3. Por cá, com o PCP e o Bloco fora do debate (porque fora do consenso europeu), os dois protagonistas vão ser, necessariamente, o PS e o PSD, que sempre se entenderam sobre a política europeia, incluindo as negociações dos orçamentos europeus, desde a adesão e do primeiro Pacote Delors. Será também um teste à respectiva visão sobre a Europa que queremos ajudar a reconstruir e o nosso lugar nela. Seria péssimo que o PSD continuasse a comportar-se como até agora: ser do contra, contra tudo. Rui Rio não comunga desta lógica. Mas a tentação é grande e o que pensa o PSD da Europa, neste momento pós-Passos, ainda não é claro. O Presidente já veio colocar a questão publicamente, recordando que um programa de grandes reformas de médio prazo para estimular a economia tem de resultar de um vasto entendimento ao centro. A vida europeia do Governo de António Costa correu bem, voltando a dar ao país um lugar decente à mesa das negociações. O PSD precisa de fazer também o seu percurso. Para ambos, já não se trata apenas de corrigir os tremendos efeitos sociais do ajustamento, trata-se de ter uma ideia sobre a transformação da economia, do Estado e do modelo social que deixe para trás um país dual: avançado e europeu nalgumas coisas, pobre e retrógrado noutras.
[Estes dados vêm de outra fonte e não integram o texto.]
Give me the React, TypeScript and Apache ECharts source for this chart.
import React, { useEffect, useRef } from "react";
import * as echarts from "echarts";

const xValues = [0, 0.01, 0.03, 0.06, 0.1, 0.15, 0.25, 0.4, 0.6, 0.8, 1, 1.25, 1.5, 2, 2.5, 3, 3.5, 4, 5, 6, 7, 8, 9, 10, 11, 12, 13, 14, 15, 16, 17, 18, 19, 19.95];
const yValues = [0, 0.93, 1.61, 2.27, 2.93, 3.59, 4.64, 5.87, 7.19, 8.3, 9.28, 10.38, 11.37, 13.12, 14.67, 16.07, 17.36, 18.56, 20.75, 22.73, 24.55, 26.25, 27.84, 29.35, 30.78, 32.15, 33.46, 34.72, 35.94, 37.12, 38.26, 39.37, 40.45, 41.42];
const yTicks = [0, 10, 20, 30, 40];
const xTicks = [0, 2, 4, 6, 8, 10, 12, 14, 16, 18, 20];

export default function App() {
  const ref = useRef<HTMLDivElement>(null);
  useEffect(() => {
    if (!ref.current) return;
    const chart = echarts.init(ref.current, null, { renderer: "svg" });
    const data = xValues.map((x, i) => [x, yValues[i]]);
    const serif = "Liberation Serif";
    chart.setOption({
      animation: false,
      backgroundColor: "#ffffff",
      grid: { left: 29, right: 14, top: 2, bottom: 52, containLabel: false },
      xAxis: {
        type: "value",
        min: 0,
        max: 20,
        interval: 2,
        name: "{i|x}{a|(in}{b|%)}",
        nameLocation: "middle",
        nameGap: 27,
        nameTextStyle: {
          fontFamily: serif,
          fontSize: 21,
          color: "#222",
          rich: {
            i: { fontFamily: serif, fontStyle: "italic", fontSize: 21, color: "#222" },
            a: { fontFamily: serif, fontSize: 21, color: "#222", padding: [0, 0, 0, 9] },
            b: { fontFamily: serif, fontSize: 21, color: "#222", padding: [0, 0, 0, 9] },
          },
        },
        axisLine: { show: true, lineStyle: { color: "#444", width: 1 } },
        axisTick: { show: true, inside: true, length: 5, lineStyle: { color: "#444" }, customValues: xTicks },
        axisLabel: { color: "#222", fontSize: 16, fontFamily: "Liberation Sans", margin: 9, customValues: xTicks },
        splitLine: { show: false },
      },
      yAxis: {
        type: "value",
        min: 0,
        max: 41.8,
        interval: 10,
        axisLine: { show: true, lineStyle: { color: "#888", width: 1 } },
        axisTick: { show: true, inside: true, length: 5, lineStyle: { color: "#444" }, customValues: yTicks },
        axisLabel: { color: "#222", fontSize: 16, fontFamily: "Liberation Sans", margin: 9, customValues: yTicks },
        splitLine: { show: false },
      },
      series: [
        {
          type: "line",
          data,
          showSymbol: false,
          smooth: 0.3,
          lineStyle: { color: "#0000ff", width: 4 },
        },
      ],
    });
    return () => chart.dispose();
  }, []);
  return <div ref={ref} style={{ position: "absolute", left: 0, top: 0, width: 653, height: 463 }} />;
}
4. Tudo o que foi dito acima não terá grande importância, caso a convenção extraordinária do SPD (600 militantes) rejeite mais logo à noite o acordo de coligação que Merkel negociou com Martin Schulz. A Europa já passou por tudo, é verdade. Mas as circunstâncias da crise existencial que viveu fazem com que a ausência de governo em Berlim possa ter o efeito de uma “bomba atómica” no centro da integração europeia. Tudo ficará em suspenso. A saída política do impasse não é óbvia nem será sem custos. A ofensiva europeia de Macron perderá um dos dois motores principais. O melhor é não dizer mais nada e fazer figas.